(Rows from a dataset of charts and code)
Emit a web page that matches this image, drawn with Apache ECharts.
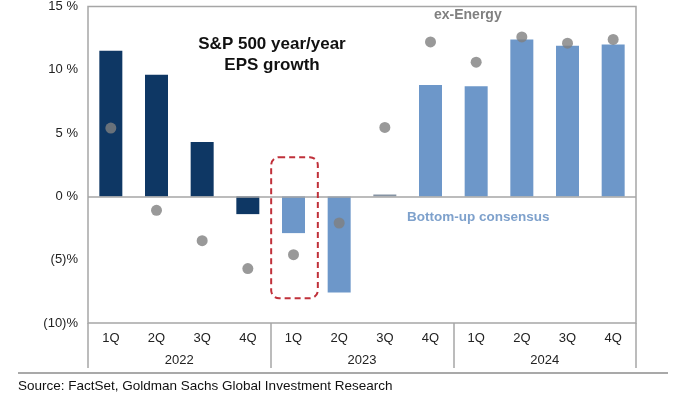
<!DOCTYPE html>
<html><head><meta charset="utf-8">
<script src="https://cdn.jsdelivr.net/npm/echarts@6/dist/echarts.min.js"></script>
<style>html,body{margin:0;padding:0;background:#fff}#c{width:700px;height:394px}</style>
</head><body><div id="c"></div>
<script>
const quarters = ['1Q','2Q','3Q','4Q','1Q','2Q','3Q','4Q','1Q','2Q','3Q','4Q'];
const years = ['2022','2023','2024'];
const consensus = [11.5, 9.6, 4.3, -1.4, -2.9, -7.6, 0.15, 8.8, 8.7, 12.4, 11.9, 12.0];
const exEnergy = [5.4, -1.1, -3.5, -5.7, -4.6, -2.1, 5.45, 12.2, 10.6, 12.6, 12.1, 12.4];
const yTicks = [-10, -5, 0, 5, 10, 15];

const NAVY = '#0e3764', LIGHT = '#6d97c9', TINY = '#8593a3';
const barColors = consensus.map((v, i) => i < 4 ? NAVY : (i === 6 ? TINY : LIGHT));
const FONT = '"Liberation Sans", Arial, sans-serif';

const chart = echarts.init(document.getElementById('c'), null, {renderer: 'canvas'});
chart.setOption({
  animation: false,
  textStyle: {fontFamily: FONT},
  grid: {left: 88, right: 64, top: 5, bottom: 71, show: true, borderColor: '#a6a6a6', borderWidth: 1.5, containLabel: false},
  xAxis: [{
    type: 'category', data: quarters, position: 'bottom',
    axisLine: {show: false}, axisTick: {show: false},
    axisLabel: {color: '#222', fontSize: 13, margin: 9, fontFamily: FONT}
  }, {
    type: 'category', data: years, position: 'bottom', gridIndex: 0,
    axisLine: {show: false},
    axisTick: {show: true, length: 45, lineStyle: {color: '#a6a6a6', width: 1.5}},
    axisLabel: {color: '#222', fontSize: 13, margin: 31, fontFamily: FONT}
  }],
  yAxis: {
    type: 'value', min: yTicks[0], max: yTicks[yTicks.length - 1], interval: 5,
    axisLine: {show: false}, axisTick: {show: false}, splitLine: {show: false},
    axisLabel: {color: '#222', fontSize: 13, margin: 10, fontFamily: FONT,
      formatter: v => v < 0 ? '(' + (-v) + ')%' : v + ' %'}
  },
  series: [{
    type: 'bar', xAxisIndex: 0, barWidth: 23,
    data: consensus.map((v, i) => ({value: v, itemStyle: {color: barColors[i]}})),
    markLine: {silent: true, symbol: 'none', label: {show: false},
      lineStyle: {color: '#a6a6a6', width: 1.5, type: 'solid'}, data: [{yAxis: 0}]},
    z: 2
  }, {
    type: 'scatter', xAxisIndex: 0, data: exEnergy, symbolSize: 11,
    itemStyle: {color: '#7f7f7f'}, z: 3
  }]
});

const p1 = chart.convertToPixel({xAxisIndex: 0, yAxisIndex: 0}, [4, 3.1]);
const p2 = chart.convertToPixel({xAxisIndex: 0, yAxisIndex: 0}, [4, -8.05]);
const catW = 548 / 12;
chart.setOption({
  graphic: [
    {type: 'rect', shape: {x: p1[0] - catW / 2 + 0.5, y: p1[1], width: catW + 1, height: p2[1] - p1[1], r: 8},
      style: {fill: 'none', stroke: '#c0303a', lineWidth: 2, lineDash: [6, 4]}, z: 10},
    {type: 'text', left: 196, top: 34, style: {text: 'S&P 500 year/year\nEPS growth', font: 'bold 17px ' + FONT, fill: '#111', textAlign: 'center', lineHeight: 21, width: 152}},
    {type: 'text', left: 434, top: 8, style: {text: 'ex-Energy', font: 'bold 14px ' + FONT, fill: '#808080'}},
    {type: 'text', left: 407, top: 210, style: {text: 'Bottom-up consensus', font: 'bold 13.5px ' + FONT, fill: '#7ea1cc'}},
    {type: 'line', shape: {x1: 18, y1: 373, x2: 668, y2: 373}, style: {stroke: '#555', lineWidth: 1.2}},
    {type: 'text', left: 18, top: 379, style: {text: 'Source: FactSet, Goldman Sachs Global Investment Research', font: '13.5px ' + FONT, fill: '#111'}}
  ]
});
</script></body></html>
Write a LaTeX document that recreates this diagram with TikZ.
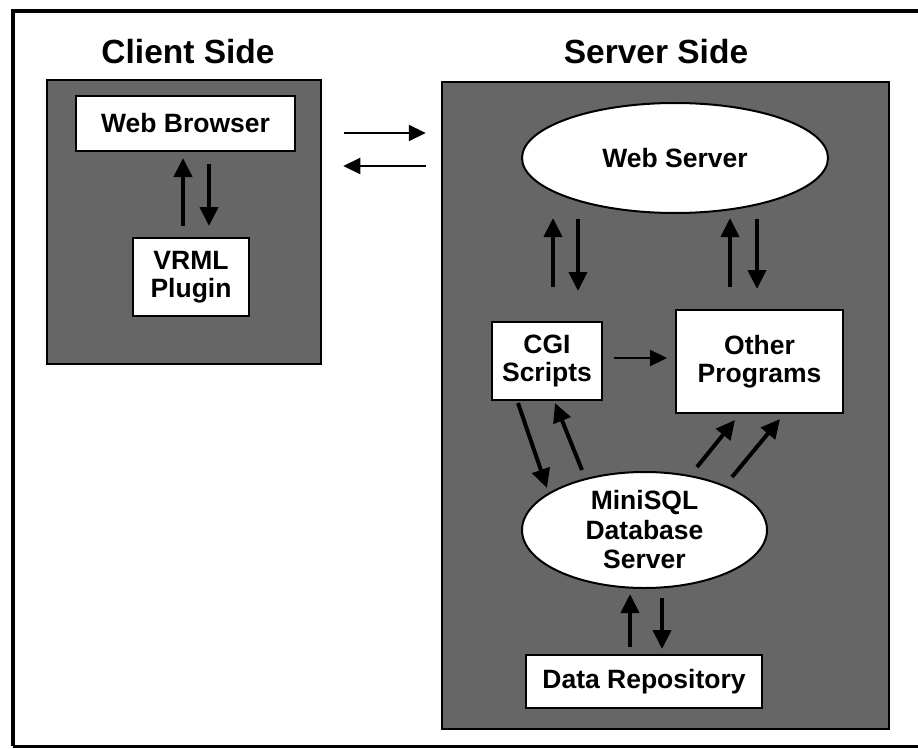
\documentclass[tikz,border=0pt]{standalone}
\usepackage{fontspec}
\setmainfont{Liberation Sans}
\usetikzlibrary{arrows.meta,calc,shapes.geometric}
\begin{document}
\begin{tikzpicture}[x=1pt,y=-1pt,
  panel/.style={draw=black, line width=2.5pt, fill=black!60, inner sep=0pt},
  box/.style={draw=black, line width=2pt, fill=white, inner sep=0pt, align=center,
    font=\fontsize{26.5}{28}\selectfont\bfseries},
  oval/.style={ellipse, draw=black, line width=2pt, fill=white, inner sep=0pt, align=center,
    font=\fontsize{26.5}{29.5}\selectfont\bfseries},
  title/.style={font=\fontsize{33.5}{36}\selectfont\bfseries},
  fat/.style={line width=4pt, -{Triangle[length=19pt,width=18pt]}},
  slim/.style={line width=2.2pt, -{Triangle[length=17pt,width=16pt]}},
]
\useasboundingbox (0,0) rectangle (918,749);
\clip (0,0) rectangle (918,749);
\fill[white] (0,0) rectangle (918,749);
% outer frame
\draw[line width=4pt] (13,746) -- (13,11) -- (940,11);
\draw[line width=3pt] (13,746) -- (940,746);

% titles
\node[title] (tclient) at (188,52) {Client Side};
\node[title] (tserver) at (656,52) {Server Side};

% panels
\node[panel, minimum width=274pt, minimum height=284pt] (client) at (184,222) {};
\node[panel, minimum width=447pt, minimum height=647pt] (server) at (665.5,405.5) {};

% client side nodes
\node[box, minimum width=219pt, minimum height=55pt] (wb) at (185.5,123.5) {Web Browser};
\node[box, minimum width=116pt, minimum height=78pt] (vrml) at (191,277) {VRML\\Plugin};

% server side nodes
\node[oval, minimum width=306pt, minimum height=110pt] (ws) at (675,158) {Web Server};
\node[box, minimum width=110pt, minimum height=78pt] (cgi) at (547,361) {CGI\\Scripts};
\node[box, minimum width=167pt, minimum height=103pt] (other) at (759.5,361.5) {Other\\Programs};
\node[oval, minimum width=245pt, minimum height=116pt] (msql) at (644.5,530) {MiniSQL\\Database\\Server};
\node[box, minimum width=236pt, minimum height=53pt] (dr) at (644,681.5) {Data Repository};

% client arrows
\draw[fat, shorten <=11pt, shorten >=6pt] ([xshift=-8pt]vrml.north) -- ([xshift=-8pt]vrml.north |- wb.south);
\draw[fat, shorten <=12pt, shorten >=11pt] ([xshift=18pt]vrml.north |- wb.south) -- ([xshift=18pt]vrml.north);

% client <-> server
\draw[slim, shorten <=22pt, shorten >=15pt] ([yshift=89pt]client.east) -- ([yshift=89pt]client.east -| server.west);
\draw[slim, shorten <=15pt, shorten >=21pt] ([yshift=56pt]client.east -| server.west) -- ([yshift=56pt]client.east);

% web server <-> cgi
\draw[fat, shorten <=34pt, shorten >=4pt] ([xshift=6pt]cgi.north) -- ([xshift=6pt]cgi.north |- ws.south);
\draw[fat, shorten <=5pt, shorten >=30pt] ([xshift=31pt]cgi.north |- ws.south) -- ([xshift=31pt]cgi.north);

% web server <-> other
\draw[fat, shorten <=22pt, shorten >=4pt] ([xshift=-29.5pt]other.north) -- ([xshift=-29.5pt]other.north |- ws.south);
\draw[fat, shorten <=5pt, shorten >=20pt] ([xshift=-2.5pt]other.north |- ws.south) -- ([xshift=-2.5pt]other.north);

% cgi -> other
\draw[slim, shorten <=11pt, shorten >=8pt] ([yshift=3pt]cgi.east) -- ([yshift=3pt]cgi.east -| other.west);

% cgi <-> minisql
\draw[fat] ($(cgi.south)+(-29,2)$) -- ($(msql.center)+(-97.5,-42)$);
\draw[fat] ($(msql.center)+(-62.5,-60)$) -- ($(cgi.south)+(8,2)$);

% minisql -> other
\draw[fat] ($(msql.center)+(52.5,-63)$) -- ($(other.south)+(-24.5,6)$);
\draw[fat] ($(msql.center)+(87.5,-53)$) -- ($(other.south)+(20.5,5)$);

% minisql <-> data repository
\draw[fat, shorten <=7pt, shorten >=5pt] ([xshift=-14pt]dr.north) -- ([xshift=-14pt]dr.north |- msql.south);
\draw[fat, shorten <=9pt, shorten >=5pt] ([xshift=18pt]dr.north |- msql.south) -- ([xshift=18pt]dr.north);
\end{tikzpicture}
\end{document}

● INSTRUCTION
Find the word "this" in the records and pull out each line that has it.

● RESPONSE TO THE EXERCISE
Emit a web page that matches this image, drawn with Apache ECharts.
Write a LaTeX document that recreates this diagram with TikZ.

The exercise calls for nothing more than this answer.